After proving the feasibility to use Arducam Stereo Camera HAT for depth mapping on the Raspberry Pi, we’ve moved on to the Jetson Nano platform. This blog mainly discusses the application on the Jetson Nano A02, which only offers a single CSI port like the standard Raspberry Pi models.

However, NVIDIA has introduced a new revision, B01, with 2 MIPI CSI-2 slots. We’ve not tested on B01, but you can refer to this blog where we’ve set up a quad-camera system on the Raspberry Pi Compute Module, which also comes with two CSI slots. This blog mainly discusses the Jetson Nano depth camera on revision A02.

2 Cameras, 1 Stereo HAT, 1 Nano Dev Board

To build a Jetson Nano depth mapping system, you will first need to set up a stereo camera on the Jetson Nano. Placed in different positions, the two cameras will produce images with different information for the depth calculation.

Before the B01 revision was out, you can only use a single camera port on the Jetson Nano, just like the Raspberry Pi. It was a headache to set up stereo visions on these single-board computers. Arducam firstly designed a stereo camera HAT for Raspberry Pi to disguise dual-camera setup as a single connected camera and built many applications upon this HAT. We’ve successfully built a depth mapping system on the Raspberry Pi with this HAT, and it takes a little further to make it happen on the Jetson Nano platform.

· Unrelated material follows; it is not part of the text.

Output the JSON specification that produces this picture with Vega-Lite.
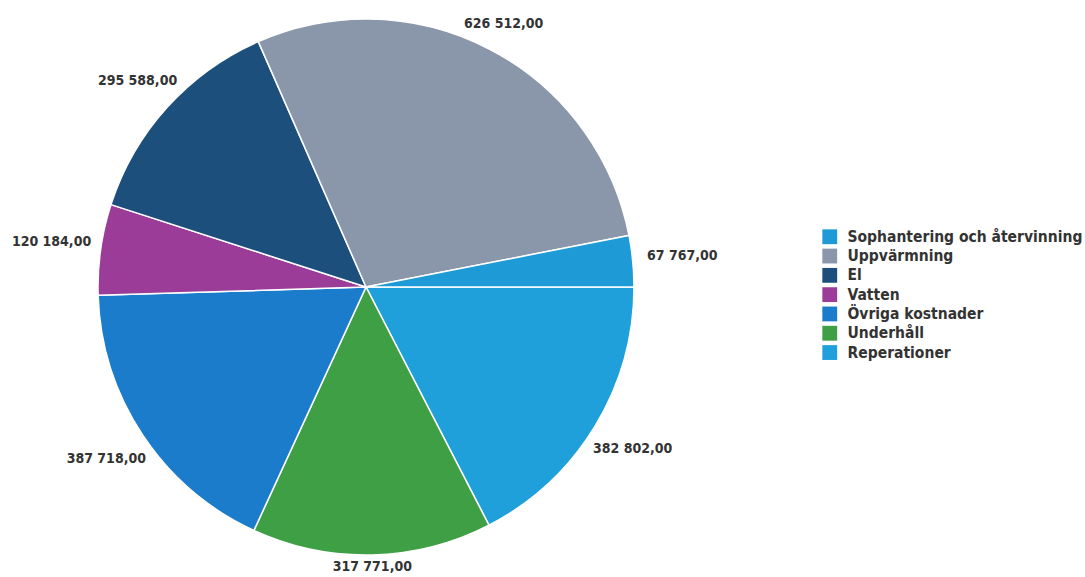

Due to the similarity with the Raspberry Pi depth mapping system, it takes the same accessories to build such a system on the Jetson Nano. What you’ll need is a Jetson Nano developer kit, an Arducam Stereo Camera HAT, and an Arducam Stereo Camera Board.

The calibration Issue

As mentioned above, the two cameras generate different information, and the differences will be used to calculate the object distance (or depth.) Therefore, it’s to some degree a math problem when it comes to depth mapping. The depth mapping system could be regarded as a function that receives two kinds of data inputs.

Since the data input decides the result, we will need to calibrate the input to the best state to get an accurate result, and the calibration issues are one that we have to face. Because a chessboard is used to assist calibration in this application, how to take good pictures of the chessboard becomes the key.

We’ve done enough tests to conclude that the chessboard needs to take an appropriate proportion in the image frame. It cannot be incomplete or too small, and cannot be shaken to produce blurry images. Pictures under /scenes and /pairs folder also needs to be deleted when a bad calibration result occurs.

Here is a video demo of the best calibration we’ve had so far:

Improved Stereo Vision

Since the release of the Raspberry Pi, many companies are pushing the specs of embedded systems to the limit. The Jetson Nano is such a product. It’s small but powerful enough for many AI applications to run on thanks to the technologies from the video card industry.

Arducam is dedicated to vision and imaging, and we would like to build powerful peripherals for such a powerful platform. As we are also marching on to embrace the AI world and bring more intelligence to our cameras, we consider the Jetson Nano a reliable and future-promising platform and will continue to work on building more camera modules around it.

Back to the depth mapping on Jetson Nano, our engineers are still working in terms of both hardware and software for a better depth map. We’ll try to get back with our latest breakthroughs and post detailed tutorials and video demos when we’re ready.